▸ **Job**
Write out the material again exactly, please, and omit the pictures.
((
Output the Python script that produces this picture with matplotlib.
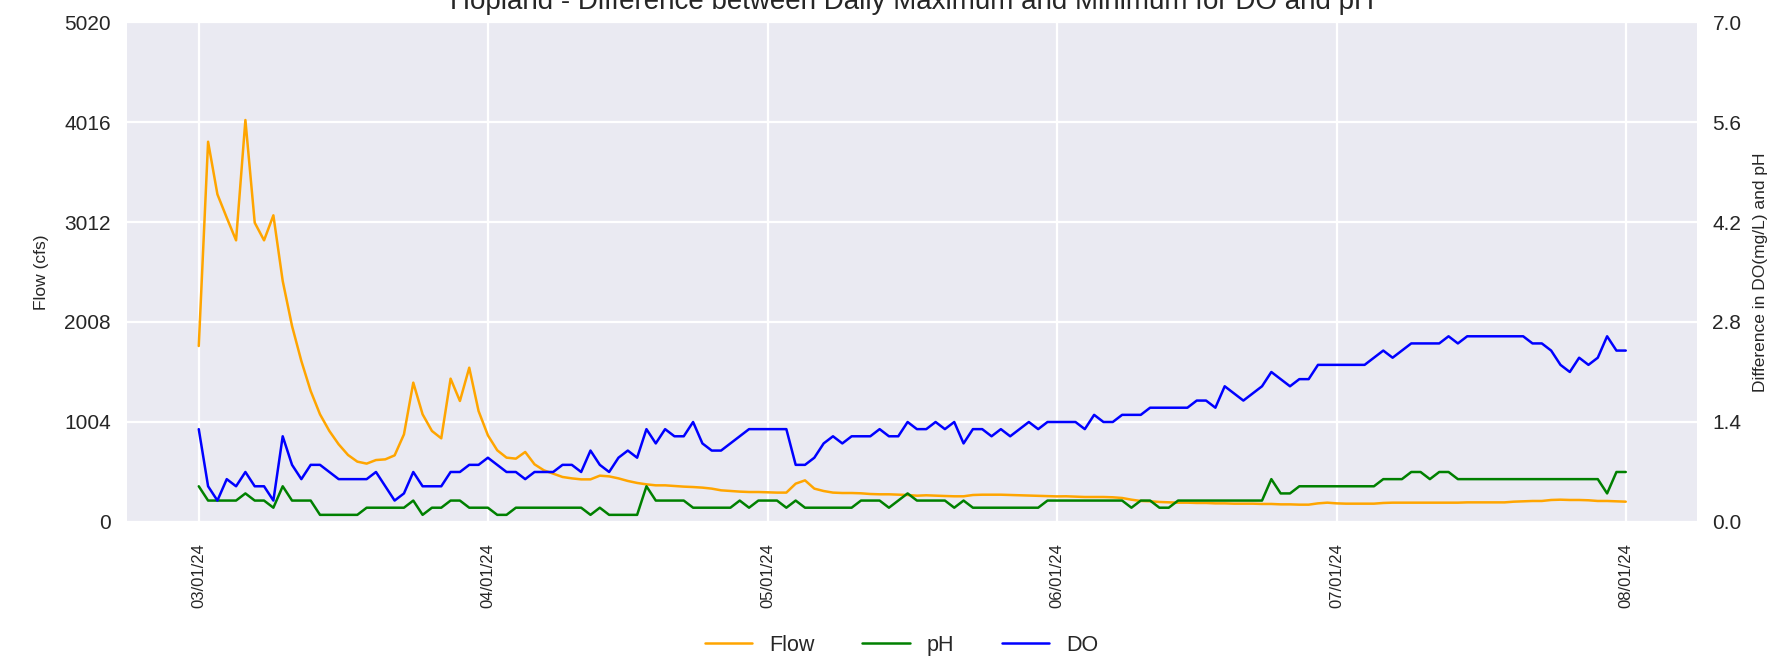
import numpy as np
import pandas as pd
import matplotlib
matplotlib.use("Agg")
import matplotlib.pyplot as plt
import matplotlib.dates as mdates

plt.style.use("seaborn-v0_8-darkgrid")
plt.rcParams["font.family"] = ["Liberation Sans", "DejaVu Sans"]
plt.rcParams["grid.linewidth"] = 1.6

# daily values, 03/01/24 .. 08/01/24
start_date = "2024-03-01"
end_date = "2024-08-01"

flow = [
    1767, 3818, 3290, 3055, 2828, 4036, 3005, 2828, 3079, 2420,
    1968, 1616, 1315, 1081, 914, 780, 673, 606, 586, 622,
    629, 669, 880, 1399, 1081, 914, 840, 1439, 1215, 1549,
    1114, 870, 720, 646, 636, 703, 579, 519, 485, 452,
    438, 428, 428, 465, 458, 438, 412, 392, 378, 368,
    368, 361, 355, 351, 345, 335, 318, 311, 305, 301,
    301, 298, 295, 295, 385, 418, 335, 311, 295, 291,
    291, 288, 281, 278, 278, 274, 271, 264, 268, 264,
    261, 258, 258, 271, 274, 274, 274, 271, 268, 264,
    261, 258, 257, 258, 254, 251, 251, 251, 248, 241,
    224, 211, 208, 201, 197, 194, 194, 191, 191, 187,
    187, 184, 184, 184, 181, 181, 177, 177, 174, 174,
    187, 194, 187, 184, 184, 184, 184, 191, 194, 194,
    194, 194, 194, 194, 194, 194, 197, 197, 197, 197,
    197, 204, 208, 211, 211, 221, 224, 221, 221, 218,
    211, 211, 208, 204,
]

ph = [
    0.5, 0.3, 0.3, 0.3, 0.3, 0.4, 0.3, 0.3, 0.2, 0.5,
    0.3, 0.3, 0.3, 0.1, 0.1, 0.1, 0.1, 0.1, 0.2, 0.2,
    0.2, 0.2, 0.2, 0.3, 0.1, 0.2, 0.2, 0.3, 0.3, 0.2,
    0.2, 0.2, 0.1, 0.1, 0.2, 0.2, 0.2, 0.2, 0.2, 0.2,
    0.2, 0.2, 0.1, 0.2, 0.1, 0.1, 0.1, 0.1, 0.5, 0.3,
    0.3, 0.3, 0.3, 0.2, 0.2, 0.2, 0.2, 0.2, 0.3, 0.2,
    0.3, 0.3, 0.3, 0.2, 0.3, 0.2, 0.2, 0.2, 0.2, 0.2,
    0.2, 0.3, 0.3, 0.3, 0.2, 0.3, 0.4, 0.3, 0.3, 0.3,
    0.3, 0.2, 0.3, 0.2, 0.2, 0.2, 0.2, 0.2, 0.2, 0.2,
    0.2, 0.3, 0.3, 0.3, 0.3, 0.3, 0.3, 0.3, 0.3, 0.3,
    0.2, 0.3, 0.3, 0.2, 0.2, 0.3, 0.3, 0.3, 0.3, 0.3,
    0.3, 0.3, 0.3, 0.3, 0.3, 0.6, 0.4, 0.4, 0.5, 0.5,
    0.5, 0.5, 0.5, 0.5, 0.5, 0.5, 0.5, 0.6, 0.6, 0.6,
    0.7, 0.7, 0.6, 0.7, 0.7, 0.6, 0.6, 0.6, 0.6, 0.6,
    0.6, 0.6, 0.6, 0.6, 0.6, 0.6, 0.6, 0.6, 0.6, 0.6,
    0.6, 0.4, 0.7, 0.7,
]

do = [
    1.3, 0.5, 0.3, 0.6, 0.5, 0.7, 0.5, 0.5, 0.3, 1.2,
    0.8, 0.6, 0.8, 0.8, 0.7, 0.6, 0.6, 0.6, 0.6, 0.7,
    0.5, 0.3, 0.4, 0.7, 0.5, 0.5, 0.5, 0.7, 0.7, 0.8,
    0.8, 0.9, 0.8, 0.7, 0.7, 0.6, 0.7, 0.7, 0.7, 0.8,
    0.8, 0.7, 1.0, 0.8, 0.7, 0.9, 1.0, 0.9, 1.3, 1.1,
    1.3, 1.2, 1.2, 1.4, 1.1, 1.0, 1.0, 1.1, 1.2, 1.3,
    1.3, 1.3, 1.3, 1.3, 0.8, 0.8, 0.9, 1.1, 1.2, 1.1,
    1.2, 1.2, 1.2, 1.3, 1.2, 1.2, 1.4, 1.3, 1.3, 1.4,
    1.3, 1.4, 1.1, 1.3, 1.3, 1.2, 1.3, 1.2, 1.3, 1.4,
    1.3, 1.4, 1.4, 1.4, 1.4, 1.3, 1.5, 1.4, 1.4, 1.5,
    1.5, 1.5, 1.6, 1.6, 1.6, 1.6, 1.6, 1.7, 1.7, 1.6,
    1.9, 1.8, 1.7, 1.8, 1.9, 2.1, 2.0, 1.9, 2.0, 2.0,
    2.2, 2.2, 2.2, 2.2, 2.2, 2.2, 2.3, 2.4, 2.3, 2.4,
    2.5, 2.5, 2.5, 2.5, 2.6, 2.5, 2.6, 2.6, 2.6, 2.6,
    2.6, 2.6, 2.6, 2.5, 2.5, 2.4, 2.2, 2.1, 2.3, 2.2,
    2.3, 2.6, 2.4, 2.4,
]

dates = pd.date_range(start_date, end_date, freq="D")

fig, ax1 = plt.subplots(figsize=(17.87, 6.61), dpi=100)
fig.subplots_adjust(left=0.0713, right=0.9497, bottom=0.2103, top=0.9667)

l1, = ax1.plot(dates, flow, color="orange", linewidth=1.8, label="Flow")
ax1.set_ylim(0, 5020)
ax1.set_yticks(np.linspace(0, 5020, 6))
ax1.set_ylabel("Flow (cfs)", fontsize=12.5)
ax1.yaxis.set_label_coords(-0.0500, 0.5)

ax2 = ax1.twinx()
l2, = ax2.plot(dates, ph, color="green", linewidth=1.8, label="pH")
l3, = ax2.plot(dates, do, color="blue", linewidth=1.8, label="DO")
ax2.set_ylim(0, 7)
ax2.set_yticks(np.linspace(0, 7, 6))
ax2.yaxis.set_major_formatter(plt.FormatStrFormatter("%.1f"))
ax2.grid(False)
ax2.set_ylabel("Difference in DO(mg/L) and pH", fontsize=12.5)
ax2.yaxis.set_label_coords(1.0357, 0.5)

ax1.xaxis.set_major_locator(mdates.MonthLocator())
ax1.xaxis.set_major_formatter(mdates.DateFormatter("%m/%d/%y"))
ax1.tick_params(axis="x", labelrotation=90, labelsize=12, pad=15, length=0)
ax1.tick_params(axis="y", labelsize=15, pad=12, length=0)
ax2.tick_params(axis="y", labelsize=15, pad=11, length=0)

ax1.set_title("Hopland - Difference between Daily Maximum and Minimum for DO and pH",
              fontsize=20, pad=9.7)

fig.legend(handles=[l1, l2, l3], loc="center", bbox_to_anchor=(0.5046, 0.024),
           ncol=3, frameon=False, fontsize=15.5, handlelength=2.2,
           columnspacing=2.2)

fig.savefig("out.png", dpi=100)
))
▸ **Expected output**
Output the Python script that produces this picture with matplotlib.
import numpy as np
import pandas as pd
import matplotlib
matplotlib.use("Agg")
import matplotlib.pyplot as plt
import matplotlib.dates as mdates

plt.style.use("seaborn-v0_8-darkgrid")
plt.rcParams["font.family"] = ["Liberation Sans", "DejaVu Sans"]
plt.rcParams["grid.linewidth"] = 1.6

# daily values, 03/01/24 .. 08/01/24
start_date = "2024-03-01"
end_date = "2024-08-01"

flow = [
    1767, 3818, 3290, 3055, 2828, 4036, 3005, 2828, 3079, 2420,
    1968, 1616, 1315, 1081, 914, 780, 673, 606, 586, 622,
    629, 669, 880, 1399, 1081, 914, 840, 1439, 1215, 1549,
    1114, 870, 720, 646, 636, 703, 579, 519, 485, 452,
    438, 428, 428, 465, 458, 438, 412, 392, 378, 368,
    368, 361, 355, 351, 345, 335, 318, 311, 305, 301,
    301, 298, 295, 295, 385, 418, 335, 311, 295, 291,
    291, 288, 281, 278, 278, 274, 271, 264, 268, 264,
    261, 258, 258, 271, 274, 274, 274, 271, 268, 264,
    261, 258, 257, 258, 254, 251, 251, 251, 248, 241,
    224, 211, 208, 201, 197, 194, 194, 191, 191, 187,
    187, 184, 184, 184, 181, 181, 177, 177, 174, 174,
    187, 194, 187, 184, 184, 184, 184, 191, 194, 194,
    194, 194, 194, 194, 194, 194, 197, 197, 197, 197,
    197, 204, 208, 211, 211, 221, 224, 221, 221, 218,
    211, 211, 208, 204,
]

ph = [
    0.5, 0.3, 0.3, 0.3, 0.3, 0.4, 0.3, 0.3, 0.2, 0.5,
    0.3, 0.3, 0.3, 0.1, 0.1, 0.1, 0.1, 0.1, 0.2, 0.2,
    0.2, 0.2, 0.2, 0.3, 0.1, 0.2, 0.2, 0.3, 0.3, 0.2,
    0.2, 0.2, 0.1, 0.1, 0.2, 0.2, 0.2, 0.2, 0.2, 0.2,
    0.2, 0.2, 0.1, 0.2, 0.1, 0.1, 0.1, 0.1, 0.5, 0.3,
    0.3, 0.3, 0.3, 0.2, 0.2, 0.2, 0.2, 0.2, 0.3, 0.2,
    0.3, 0.3, 0.3, 0.2, 0.3, 0.2, 0.2, 0.2, 0.2, 0.2,
    0.2, 0.3, 0.3, 0.3, 0.2, 0.3, 0.4, 0.3, 0.3, 0.3,
    0.3, 0.2, 0.3, 0.2, 0.2, 0.2, 0.2, 0.2, 0.2, 0.2,
    0.2, 0.3, 0.3, 0.3, 0.3, 0.3, 0.3, 0.3, 0.3, 0.3,
    0.2, 0.3, 0.3, 0.2, 0.2, 0.3, 0.3, 0.3, 0.3, 0.3,
    0.3, 0.3, 0.3, 0.3, 0.3, 0.6, 0.4, 0.4, 0.5, 0.5,
    0.5, 0.5, 0.5, 0.5, 0.5, 0.5, 0.5, 0.6, 0.6, 0.6,
    0.7, 0.7, 0.6, 0.7, 0.7, 0.6, 0.6, 0.6, 0.6, 0.6,
    0.6, 0.6, 0.6, 0.6, 0.6, 0.6, 0.6, 0.6, 0.6, 0.6,
    0.6, 0.4, 0.7, 0.7,
]

do = [
    1.3, 0.5, 0.3, 0.6, 0.5, 0.7, 0.5, 0.5, 0.3, 1.2,
    0.8, 0.6, 0.8, 0.8, 0.7, 0.6, 0.6, 0.6, 0.6, 0.7,
    0.5, 0.3, 0.4, 0.7, 0.5, 0.5, 0.5, 0.7, 0.7, 0.8,
    0.8, 0.9, 0.8, 0.7, 0.7, 0.6, 0.7, 0.7, 0.7, 0.8,
    0.8, 0.7, 1.0, 0.8, 0.7, 0.9, 1.0, 0.9, 1.3, 1.1,
    1.3, 1.2, 1.2, 1.4, 1.1, 1.0, 1.0, 1.1, 1.2, 1.3,
    1.3, 1.3, 1.3, 1.3, 0.8, 0.8, 0.9, 1.1, 1.2, 1.1,
    1.2, 1.2, 1.2, 1.3, 1.2, 1.2, 1.4, 1.3, 1.3, 1.4,
    1.3, 1.4, 1.1, 1.3, 1.3, 1.2, 1.3, 1.2, 1.3, 1.4,
    1.3, 1.4, 1.4, 1.4, 1.4, 1.3, 1.5, 1.4, 1.4, 1.5,
    1.5, 1.5, 1.6, 1.6, 1.6, 1.6, 1.6, 1.7, 1.7, 1.6,
    1.9, 1.8, 1.7, 1.8, 1.9, 2.1, 2.0, 1.9, 2.0, 2.0,
    2.2, 2.2, 2.2, 2.2, 2.2, 2.2, 2.3, 2.4, 2.3, 2.4,
    2.5, 2.5, 2.5, 2.5, 2.6, 2.5, 2.6, 2.6, 2.6, 2.6,
    2.6, 2.6, 2.6, 2.5, 2.5, 2.4, 2.2, 2.1, 2.3, 2.2,
    2.3, 2.6, 2.4, 2.4,
]

dates = pd.date_range(start_date, end_date, freq="D")

fig, ax1 = plt.subplots(figsize=(17.87, 6.61), dpi=100)
fig.subplots_adjust(left=0.0713, right=0.9497, bottom=0.2103, top=0.9667)

l1, = ax1.plot(dates, flow, color="orange", linewidth=1.8, label="Flow")
ax1.set_ylim(0, 5020)
ax1.set_yticks(np.linspace(0, 5020, 6))
ax1.set_ylabel("Flow (cfs)", fontsize=12.5)
ax1.yaxis.set_label_coords(-0.0500, 0.5)

ax2 = ax1.twinx()
l2, = ax2.plot(dates, ph, color="green", linewidth=1.8, label="pH")
l3, = ax2.plot(dates, do, color="blue", linewidth=1.8, label="DO")
ax2.set_ylim(0, 7)
ax2.set_yticks(np.linspace(0, 7, 6))
ax2.yaxis.set_major_formatter(plt.FormatStrFormatter("%.1f"))
ax2.grid(False)
ax2.set_ylabel("Difference in DO(mg/L) and pH", fontsize=12.5)
ax2.yaxis.set_label_coords(1.0357, 0.5)

ax1.xaxis.set_major_locator(mdates.MonthLocator())
ax1.xaxis.set_major_formatter(mdates.DateFormatter("%m/%d/%y"))
ax1.tick_params(axis="x", labelrotation=90, labelsize=12, pad=15, length=0)
ax1.tick_params(axis="y", labelsize=15, pad=12, length=0)
ax2.tick_params(axis="y", labelsize=15, pad=11, length=0)

ax1.set_title("Hopland - Difference between Daily Maximum and Minimum for DO and pH",
              fontsize=20, pad=9.7)

fig.legend(handles=[l1, l2, l3], loc="center", bbox_to_anchor=(0.5046, 0.024),
           ncol=3, frameon=False, fontsize=15.5, handlelength=2.2,
           columnspacing=2.2)

fig.savefig("out.png", dpi=100)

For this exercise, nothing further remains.